#### [Task brief]
Retype the listing that follows, exactly as written.
** start of Supplied material **
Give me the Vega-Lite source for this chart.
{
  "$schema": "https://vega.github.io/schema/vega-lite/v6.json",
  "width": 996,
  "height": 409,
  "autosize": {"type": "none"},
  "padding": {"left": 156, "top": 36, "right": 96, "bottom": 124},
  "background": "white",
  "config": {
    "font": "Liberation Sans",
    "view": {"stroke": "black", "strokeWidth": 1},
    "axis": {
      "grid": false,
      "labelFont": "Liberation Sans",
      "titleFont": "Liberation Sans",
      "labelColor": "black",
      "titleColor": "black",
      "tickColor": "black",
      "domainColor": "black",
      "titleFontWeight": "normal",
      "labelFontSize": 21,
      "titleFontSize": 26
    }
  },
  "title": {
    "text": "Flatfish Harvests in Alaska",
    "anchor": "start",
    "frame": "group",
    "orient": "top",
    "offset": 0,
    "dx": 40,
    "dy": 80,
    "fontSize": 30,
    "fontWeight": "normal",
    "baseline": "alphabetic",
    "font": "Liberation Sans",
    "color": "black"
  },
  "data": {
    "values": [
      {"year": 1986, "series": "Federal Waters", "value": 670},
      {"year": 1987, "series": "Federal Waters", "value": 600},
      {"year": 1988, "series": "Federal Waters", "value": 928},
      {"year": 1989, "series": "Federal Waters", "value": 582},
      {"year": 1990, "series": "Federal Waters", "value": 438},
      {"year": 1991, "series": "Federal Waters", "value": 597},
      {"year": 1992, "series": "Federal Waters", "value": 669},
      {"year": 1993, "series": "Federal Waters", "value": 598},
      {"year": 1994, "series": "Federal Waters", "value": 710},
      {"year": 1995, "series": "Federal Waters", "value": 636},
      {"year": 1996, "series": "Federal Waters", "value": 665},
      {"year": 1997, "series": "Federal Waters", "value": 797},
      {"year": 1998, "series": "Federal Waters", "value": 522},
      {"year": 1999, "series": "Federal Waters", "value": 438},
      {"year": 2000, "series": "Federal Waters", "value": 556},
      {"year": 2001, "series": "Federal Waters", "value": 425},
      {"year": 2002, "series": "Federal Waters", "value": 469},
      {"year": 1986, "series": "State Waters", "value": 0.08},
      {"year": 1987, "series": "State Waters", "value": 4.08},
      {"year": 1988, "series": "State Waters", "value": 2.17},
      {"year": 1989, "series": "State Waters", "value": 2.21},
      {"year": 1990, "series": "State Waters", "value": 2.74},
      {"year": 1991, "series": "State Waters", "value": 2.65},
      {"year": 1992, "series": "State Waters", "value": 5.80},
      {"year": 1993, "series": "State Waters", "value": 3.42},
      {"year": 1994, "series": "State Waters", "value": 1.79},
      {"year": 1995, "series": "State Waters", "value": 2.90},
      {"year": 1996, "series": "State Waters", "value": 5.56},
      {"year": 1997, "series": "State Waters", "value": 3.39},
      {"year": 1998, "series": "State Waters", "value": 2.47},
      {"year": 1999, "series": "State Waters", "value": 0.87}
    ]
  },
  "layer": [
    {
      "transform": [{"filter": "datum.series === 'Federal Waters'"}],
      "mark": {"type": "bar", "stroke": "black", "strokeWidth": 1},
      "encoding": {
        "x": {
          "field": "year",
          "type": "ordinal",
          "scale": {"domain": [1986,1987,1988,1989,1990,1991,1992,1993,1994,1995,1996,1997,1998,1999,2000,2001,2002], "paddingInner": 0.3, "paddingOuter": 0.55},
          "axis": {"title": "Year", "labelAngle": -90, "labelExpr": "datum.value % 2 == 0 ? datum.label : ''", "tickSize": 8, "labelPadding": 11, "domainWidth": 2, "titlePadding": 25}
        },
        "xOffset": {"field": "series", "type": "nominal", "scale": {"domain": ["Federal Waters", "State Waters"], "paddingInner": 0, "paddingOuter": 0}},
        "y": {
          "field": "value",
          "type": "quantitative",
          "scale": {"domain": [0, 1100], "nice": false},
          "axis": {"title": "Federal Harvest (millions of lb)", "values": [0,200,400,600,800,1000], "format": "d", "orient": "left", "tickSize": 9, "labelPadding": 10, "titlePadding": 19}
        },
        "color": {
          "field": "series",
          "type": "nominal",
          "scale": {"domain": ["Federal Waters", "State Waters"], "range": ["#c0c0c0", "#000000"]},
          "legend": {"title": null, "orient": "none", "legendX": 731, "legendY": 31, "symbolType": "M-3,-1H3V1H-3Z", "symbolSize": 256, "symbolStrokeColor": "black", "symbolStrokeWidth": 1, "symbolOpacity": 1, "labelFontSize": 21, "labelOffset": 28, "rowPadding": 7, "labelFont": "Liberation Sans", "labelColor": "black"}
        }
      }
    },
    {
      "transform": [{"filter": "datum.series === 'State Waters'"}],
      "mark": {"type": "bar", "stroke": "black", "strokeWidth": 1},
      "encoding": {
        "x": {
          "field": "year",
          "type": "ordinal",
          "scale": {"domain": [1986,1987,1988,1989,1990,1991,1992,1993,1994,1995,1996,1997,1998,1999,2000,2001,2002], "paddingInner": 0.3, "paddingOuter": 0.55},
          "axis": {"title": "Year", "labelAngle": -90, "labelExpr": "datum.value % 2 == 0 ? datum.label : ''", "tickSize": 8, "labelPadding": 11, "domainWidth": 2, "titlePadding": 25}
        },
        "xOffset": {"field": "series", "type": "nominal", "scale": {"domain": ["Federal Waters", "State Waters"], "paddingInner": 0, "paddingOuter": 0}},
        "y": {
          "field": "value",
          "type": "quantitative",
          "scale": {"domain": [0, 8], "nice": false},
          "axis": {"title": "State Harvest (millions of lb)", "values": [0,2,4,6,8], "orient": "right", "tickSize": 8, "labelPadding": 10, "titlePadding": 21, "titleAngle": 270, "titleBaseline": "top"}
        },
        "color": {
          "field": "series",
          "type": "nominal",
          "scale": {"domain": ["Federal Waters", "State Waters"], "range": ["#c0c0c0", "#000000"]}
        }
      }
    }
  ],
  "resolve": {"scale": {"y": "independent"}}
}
** end of Supplied material **
#### [Response below]
Give me the Vega-Lite source for this chart.
{
  "$schema": "https://vega.github.io/schema/vega-lite/v6.json",
  "width": 996,
  "height": 409,
  "autosize": {"type": "none"},
  "padding": {"left": 156, "top": 36, "right": 96, "bottom": 124},
  "background": "white",
  "config": {
    "font": "Liberation Sans",
    "view": {"stroke": "black", "strokeWidth": 1},
    "axis": {
      "grid": false,
      "labelFont": "Liberation Sans",
      "titleFont": "Liberation Sans",
      "labelColor": "black",
      "titleColor": "black",
      "tickColor": "black",
      "domainColor": "black",
      "titleFontWeight": "normal",
      "labelFontSize": 21,
      "titleFontSize": 26
    }
  },
  "title": {
    "text": "Flatfish Harvests in Alaska",
    "anchor": "start",
    "frame": "group",
    "orient": "top",
    "offset": 0,
    "dx": 40,
    "dy": 80,
    "fontSize": 30,
    "fontWeight": "normal",
    "baseline": "alphabetic",
    "font": "Liberation Sans",
    "color": "black"
  },
  "data": {
    "values": [
      {"year": 1986, "series": "Federal Waters", "value": 670},
      {"year": 1987, "series": "Federal Waters", "value": 600},
      {"year": 1988, "series": "Federal Waters", "value": 928},
      {"year": 1989, "series": "Federal Waters", "value": 582},
      {"year": 1990, "series": "Federal Waters", "value": 438},
      {"year": 1991, "series": "Federal Waters", "value": 597},
      {"year": 1992, "series": "Federal Waters", "value": 669},
      {"year": 1993, "series": "Federal Waters", "value": 598},
      {"year": 1994, "series": "Federal Waters", "value": 710},
      {"year": 1995, "series": "Federal Waters", "value": 636},
      {"year": 1996, "series": "Federal Waters", "value": 665},
      {"year": 1997, "series": "Federal Waters", "value": 797},
      {"year": 1998, "series": "Federal Waters", "value": 522},
      {"year": 1999, "series": "Federal Waters", "value": 438},
      {"year": 2000, "series": "Federal Waters", "value": 556},
      {"year": 2001, "series": "Federal Waters", "value": 425},
      {"year": 2002, "series": "Federal Waters", "value": 469},
      {"year": 1986, "series": "State Waters", "value": 0.08},
      {"year": 1987, "series": "State Waters", "value": 4.08},
      {"year": 1988, "series": "State Waters", "value": 2.17},
      {"year": 1989, "series": "State Waters", "value": 2.21},
      {"year": 1990, "series": "State Waters", "value": 2.74},
      {"year": 1991, "series": "State Waters", "value": 2.65},
      {"year": 1992, "series": "State Waters", "value": 5.80},
      {"year": 1993, "series": "State Waters", "value": 3.42},
      {"year": 1994, "series": "State Waters", "value": 1.79},
      {"year": 1995, "series": "State Waters", "value": 2.90},
      {"year": 1996, "series": "State Waters", "value": 5.56},
      {"year": 1997, "series": "State Waters", "value": 3.39},
      {"year": 1998, "series": "State Waters", "value": 2.47},
      {"year": 1999, "series": "State Waters", "value": 0.87}
    ]
  },
  "layer": [
    {
      "transform": [{"filter": "datum.series === 'Federal Waters'"}],
      "mark": {"type": "bar", "stroke": "black", "strokeWidth": 1},
      "encoding": {
        "x": {
          "field": "year",
          "type": "ordinal",
          "scale": {"domain": [1986,1987,1988,1989,1990,1991,1992,1993,1994,1995,1996,1997,1998,1999,2000,2001,2002], "paddingInner": 0.3, "paddingOuter": 0.55},
          "axis": {"title": "Year", "labelAngle": -90, "labelExpr": "datum.value % 2 == 0 ? datum.label : ''", "tickSize": 8, "labelPadding": 11, "domainWidth": 2, "titlePadding": 25}
        },
        "xOffset": {"field": "series", "type": "nominal", "scale": {"domain": ["Federal Waters", "State Waters"], "paddingInner": 0, "paddingOuter": 0}},
        "y": {
          "field": "value",
          "type": "quantitative",
          "scale": {"domain": [0, 1100], "nice": false},
          "axis": {"title": "Federal Harvest (millions of lb)", "values": [0,200,400,600,800,1000], "format": "d", "orient": "left", "tickSize": 9, "labelPadding": 10, "titlePadding": 19}
        },
        "color": {
          "field": "series",
          "type": "nominal",
          "scale": {"domain": ["Federal Waters", "State Waters"], "range": ["#c0c0c0", "#000000"]},
          "legend": {"title": null, "orient": "none", "legendX": 731, "legendY": 31, "symbolType": "M-3,-1H3V1H-3Z", "symbolSize": 256, "symbolStrokeColor": "black", "symbolStrokeWidth": 1, "symbolOpacity": 1, "labelFontSize": 21, "labelOffset": 28, "rowPadding": 7, "labelFont": "Liberation Sans", "labelColor": "black"}
        }
      }
    },
    {
      "transform": [{"filter": "datum.series === 'State Waters'"}],
      "mark": {"type": "bar", "stroke": "black", "strokeWidth": 1},
      "encoding": {
        "x": {
          "field": "year",
          "type": "ordinal",
          "scale": {"domain": [1986,1987,1988,1989,1990,1991,1992,1993,1994,1995,1996,1997,1998,1999,2000,2001,2002], "paddingInner": 0.3, "paddingOuter": 0.55},
          "axis": {"title": "Year", "labelAngle": -90, "labelExpr": "datum.value % 2 == 0 ? datum.label : ''", "tickSize": 8, "labelPadding": 11, "domainWidth": 2, "titlePadding": 25}
        },
        "xOffset": {"field": "series", "type": "nominal", "scale": {"domain": ["Federal Waters", "State Waters"], "paddingInner": 0, "paddingOuter": 0}},
        "y": {
          "field": "value",
          "type": "quantitative",
          "scale": {"domain": [0, 8], "nice": false},
          "axis": {"title": "State Harvest (millions of lb)", "values": [0,2,4,6,8], "orient": "right", "tickSize": 8, "labelPadding": 10, "titlePadding": 21, "titleAngle": 270, "titleBaseline": "top"}
        },
        "color": {
          "field": "series",
          "type": "nominal",
          "scale": {"domain": ["Federal Waters", "State Waters"], "range": ["#c0c0c0", "#000000"]}
        }
      }
    }
  ],
  "resolve": {"scale": {"y": "independent"}}
}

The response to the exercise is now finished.